Please note: I reserve the right to delete comments that are offensive or off-topic.

16 thoughts on “Five Questions that Will Help You Build an Innovation Culture

  1. I appreciate for your sharing. I totally agree with your ideas about five questions how to create the innovation culture. Google usually give their employees 10% free time to experiment new ideas. Now a lot of companies use their employees’ time as a reward because they think most of the biggest innovation will come as the new motivator. Sometimes, the old creation is not bad at all; therefore we should not step in all the time. That is why we should spend our time to think about the old innovation before stepping in the new ones. Most of people believe that new innovations are always good. It is not true for all the time. In my opinions, we should combine between the old and new ones. Then carefully consider which one is the best. The new culture and the old culture can make a big difference; we can create the new innovation culture depending on the old. To motivate the employees to create their innovation culture, we should use some worthless gifts for them. I remember one article from Booth School of Business in University of Chicago. One author talked that we should not use money as a gift because the receivers will not keep it for a long time. Money would be gone very soon. Gift would stay longer. I completely agree with him. Moreover, when the employees have something to motivate them, they will be interested to work hard and not mind to spend more time to create something new for their company. These are my opinions. They might not relate to 100% the topic; but I would like to share them. I hope you do not mind. Thanks a lot.

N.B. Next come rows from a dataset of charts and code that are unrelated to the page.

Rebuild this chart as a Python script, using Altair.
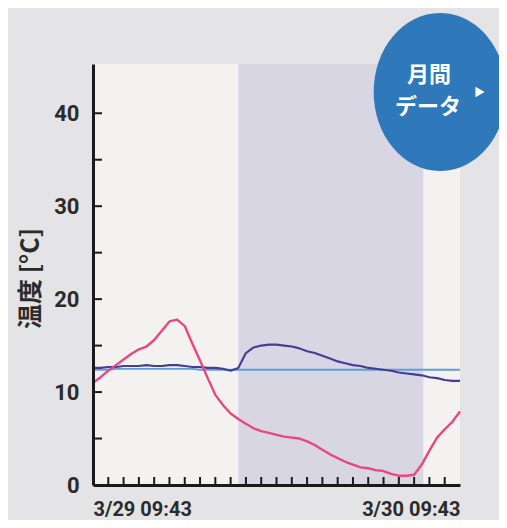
import altair as alt
import pandas as pd

# ---- data ----
hours = [i * 0.5 for i in range(49)]  # hours after 3/29 09:43
outdoor = [11.0, 11.6, 12.3, 12.9, 13.5, 14.1, 14.6, 14.9, 15.6, 16.6,
           17.6, 17.8, 17.1, 15.2, 13.4, 11.5, 9.7, 8.6, 7.7, 7.1,
           6.6, 6.1, 5.8, 5.6, 5.4, 5.2, 5.1, 5.0, 4.7, 4.3,
           3.8, 3.3, 2.9, 2.5, 2.2, 1.9, 1.8, 1.6, 1.5, 1.2,
           1.0, 1.0, 1.1, 2.2, 3.7, 5.1, 6.0, 6.8, 7.9]
indoor = [12.6, 12.6, 12.7, 12.7, 12.8, 12.8, 12.8, 12.9, 12.8, 12.8,
          12.9, 12.9, 12.8, 12.7, 12.7, 12.6, 12.6, 12.5, 12.3, 12.6,
          14.2, 14.8, 15.0, 15.1, 15.1, 15.0, 14.9, 14.7, 14.4, 14.2,
          13.9, 13.6, 13.3, 13.1, 12.9, 12.8, 12.6, 12.5, 12.4, 12.3,
          12.1, 12.0, 11.9, 11.8, 11.6, 11.5, 11.3, 11.2, 11.2]
water = [12.4, 12.4, 12.4, 12.5, 12.5, 12.5, 12.5, 12.5, 12.5, 12.5,
         12.5, 12.5, 12.5, 12.5, 12.4, 12.4, 12.4, 12.4, 12.4, 12.4,
         12.4, 12.4, 12.4, 12.4, 12.4, 12.4, 12.4, 12.4, 12.4, 12.4,
         12.4, 12.4, 12.4, 12.4, 12.4, 12.4, 12.4, 12.4, 12.4, 12.4,
         12.4, 12.4, 12.4, 12.4, 12.4, 12.4, 12.4, 12.4, 12.4]
series_names = ["water", "indoor", "outdoor"]
series_colors = ["#5f9ddb", "#463c93", "#e6487f"]

night_start = [9.5]
night_end = [21.6]

y_tick_values = [0, 10, 20, 30, 40]
y_minor = [5, 10, 15, 20, 25, 30, 35, 40]
x_minor = list(range(1, 24))
x_label_values = [0, 24]
x_labels = ["3/29 09:43", "3/30 09:43"]
y_title = "温度 [°C]"

W, H = 367, 421
NUM_FONT = "Roboto, sans-serif"

rows = []
for name, vals in zip(series_names, [water, indoor, outdoor]):
    for h, v in zip(hours, vals):
        rows.append({"h": h, "t": v, "s": name})
df = pd.DataFrame(rows)

xscale = alt.Scale(domain=[0, 24], nice=False, zero=False)
yscale = alt.Scale(domain=[0, 45.3], nice=False)

label_expr = "datum.value == %d ? '%s' : '%s'" % (x_label_values[0], x_labels[0], x_labels[1])

xaxis = alt.Axis(values=x_label_values, labelExpr=label_expr, grid=False,
                 ticks=False, tickSize=0, labelFlush=True, labelFlushOffset=0,
                 labelFont=NUM_FONT, labelFontSize=20,
                 labelFontWeight="bold", labelColor="#2b2b2b",
                 labelPadding=14, domainColor="#1a1a1a", domainWidth=3,
                 zindex=1)
yaxis = alt.Axis(values=y_tick_values, grid=False, ticks=False, tickSize=0,
                 labelFont=NUM_FONT, labelFontSize=22,
                 labelFontWeight="bold", labelColor="#2b2b2b",
                 labelPadding=14, domainColor="#1a1a1a", domainWidth=3,
                 titleFont="Noto Sans CJK JP", titleFontSize=25,
                 titleFontWeight="bold", titleColor="#2b2b2b",
                 titleAngle=270, titleX=-63, titleY=214,
                 titleAlign="center", titleBaseline="middle",
                 zindex=1)


def X(f):
    return alt.X(f, scale=xscale, axis=xaxis, title=None)


def Y(f):
    return alt.Y(f, scale=yscale, axis=yaxis, title=y_title)


lines = alt.Chart(df).mark_line(strokeJoin="round").encode(
    x=X("h:Q"),
    y=Y("t:Q"),
    color=alt.Color("s:N", scale=alt.Scale(domain=series_names, range=series_colors), legend=None),
    strokeWidth=alt.StrokeWidth("s:N", scale=alt.Scale(domain=series_names, range=[1.8, 2.4, 2.4]), legend=None),
    order=alt.Order("h:Q"),
)

night = alt.Chart(pd.DataFrame({"a": night_start, "b": night_end})).mark_rect(
    color="#d9d6e4"
).encode(
    x=X("a:Q"),
    x2="b:Q",
)

yt = alt.Chart(pd.DataFrame({"v": y_minor})).mark_rule(color="#1a1a1a", strokeWidth=2).encode(
    y=Y("v:Q"),
    x=alt.value(0), x2=alt.value(9),
)
xt = alt.Chart(pd.DataFrame({"v": x_minor})).mark_rule(color="#1a1a1a", strokeWidth=2).encode(
    x=X("v:Q"),
    y=alt.value(H), y2=alt.value(H - 8),
)

one = pd.DataFrame({"k": [0]})
ellipse = "M0,-1 A0.84,1 0 1,1 0,1 A0.84,1 0 1,1 0,-1 Z"
badge = alt.Chart(one).mark_point(shape=ellipse, filled=True, color="#2f78b9",
                                  opacity=1, size=158 * 158, strokeWidth=0).encode(
    x=alt.value(347), y=alt.value(28))
t1 = alt.Chart(one).mark_text(font="Noto Sans CJK JP", fontSize=22, color="white",
                              fontWeight="bold").encode(
    x=alt.value(336), y=alt.value(11), text=alt.value("月間"))
t2 = alt.Chart(one).mark_text(font="Noto Sans CJK JP", fontSize=22, color="white",
                              fontWeight="bold").encode(
    x=alt.value(335), y=alt.value(43), text=alt.value("データ"))
tri = alt.Chart(one).mark_point(shape="triangle-right", filled=True, color="white",
                                opacity=1, size=110, strokeWidth=0).encode(
    x=alt.value(387), y=alt.value(28))

chart = alt.layer(night, lines, yt, xt, badge, t1, t2, tri).properties(
    width=W, height=H,
    autosize=alt.AutoSizeParams(type="none"),
    padding={"left": 85, "top": 56, "right": 39, "bottom": 35},
    background="#e4e3e5",
).configure_view(fill="#f4f2f1", stroke=None)

chart.save("out.html", embed_options={"renderer": "svg", "actions": False})
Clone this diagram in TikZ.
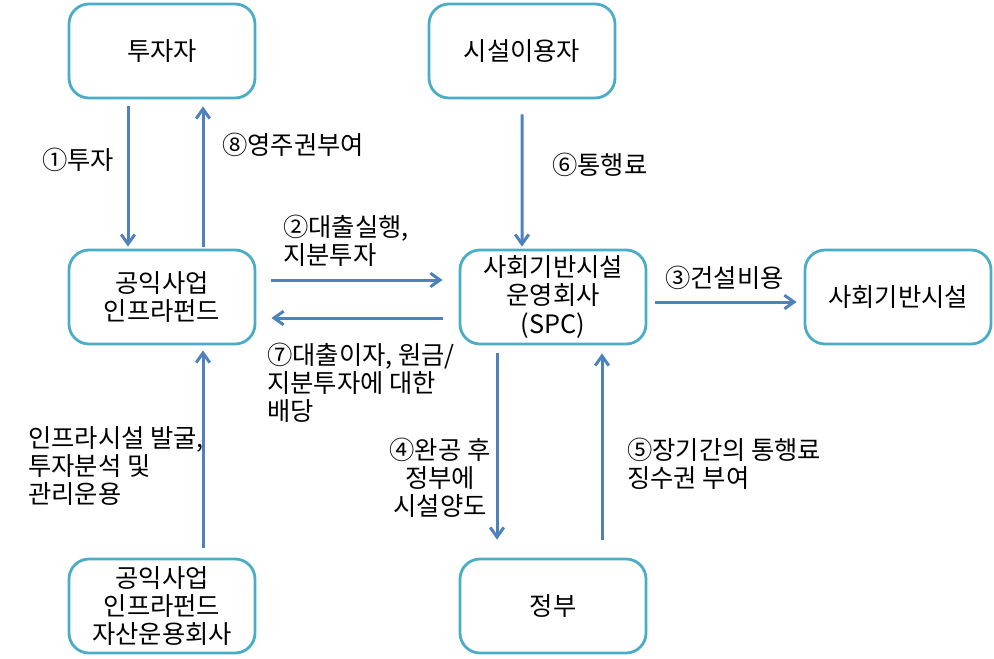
\documentclass[tikz,border=0pt]{standalone}
\usepackage{fontspec}
\setmainfont{Noto Sans CJK KR}
\usetikzlibrary{arrows.meta}
\definecolor{boxline}{RGB}{75,172,198}
\definecolor{flowline}{RGB}{79,129,189}

\begin{document}
\begin{tikzpicture}
    [x=0.25mm,y=-0.25mm,
     party/.style={draw=boxline,line width=0.7mm,rounded corners=5mm,
       minimum width=46.5mm,minimum height=23.5mm,align=center,
       font=\fontsize{18}{20}\selectfont},
     flow/.style={draw=flowline,line width=0.75mm,
       -{Straight Barb[length=2.4mm,width=3.4mm]}},
     note/.style={align=left,anchor=west,inner sep=0pt,
       font=\fontsize{18}{20}\selectfont}]
    \useasboundingbox (0,0) rectangle (994,658);
    \node[party] (inv) at (162,51) {투자자};
    \node[party] (user) at (522,51) {시설이용자};
    \node[party] (fund) at (162,297) {공익사업\\인프라펀드};
    \node[party] (spc) at (553,297) {사회기반시설\\운영회사\\(SPC)};
    \node[party] (fac) at (898,297) {사회기반시설};
    \node[party] (amc) at (162,606) {공익사업\\인프라펀드\\자산운용회사};
    \node[party] (gov) at (553,606) {정부};
    \draw[flow] ([xshift=-8.5mm,yshift=-1.75mm]inv.south)
      -- ([xshift=-8.5mm,yshift=0.5mm]fund.north);
    \draw[flow] ([xshift=10.25mm,yshift=0.5mm]fund.north)
      -- ([xshift=10.25mm,yshift=-1.75mm]inv.south);
    \draw[flow] ([yshift=-3.75mm]user.south)
      -- ([xshift=-7.75mm,yshift=0.5mm]spc.north);
    \draw[flow] ([xshift=3.75mm,yshift=4.25mm]fund.east)
      -- ([xshift=-4mm,yshift=4.25mm]spc.west);
    \draw[flow] ([xshift=-4mm,yshift=-5.25mm]spc.west)
      -- ([xshift=3.75mm,yshift=-5.25mm]fund.east);
    \draw[flow] ([xshift=2mm,yshift=-1.25mm]spc.east)
      -- ([xshift=-1.75mm,yshift=-1.25mm]fac.west);
    \draw[flow] ([xshift=-14mm,yshift=-2mm]spc.south)
      -- ([xshift=-14mm,yshift=4.5mm]gov.north);
    \draw[flow] ([xshift=12.25mm,yshift=4.5mm]gov.north)
      -- ([xshift=12.25mm,yshift=-2mm]spc.south);
    \draw[flow] ([xshift=10.25mm,yshift=2.5mm]amc.north)
      -- ([xshift=10.25mm,yshift=-1.25mm]fund.south);
    \node[note] (invest) at (42,160) {①투자};
    \node[note] (grant) at (222,145) {⑧영주권부여};
    \node[note] (loan) at (283,241) {②대출실행,\\지분투자};
    \node[note] (repay) at (267,383) {⑦대출이자, 원금/\\지분투자에 대한\\배당};
    \node[note] (cost) at (665,278) {③건설비용};
    \node[note] (toll) at (552,165) {⑥통행료};
    \node[note,align=center,anchor=center] (transfer) at (440,478) {④완공 후\\정부에\\시설양도};
    \node[note] (right) at (627,464) {⑤장기간의 통행료\\징수권 부여};
    \node[note] (manage) at (28,466) {인프라시설 발굴,\\투자분석 및\\관리운용};
  \end{tikzpicture}
\end{document}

  2. One concern the bottom has is the tendency for the top to take fishing trips. Bottom up is disingenuous if the meritocracy and hegemony remains. Take the issue of professional staff career options and promotion. Druker said many wise things about this too, so I’d like to raise it.

    • Thanks Wilma – you’re absolutely right. We have to fix management and organisations as well – and it’s something that I’ve addressed a number of times. At the same time, it’s important for people to take the steps that they control as well. We have to fight on both fronts – it’s not just one or the other.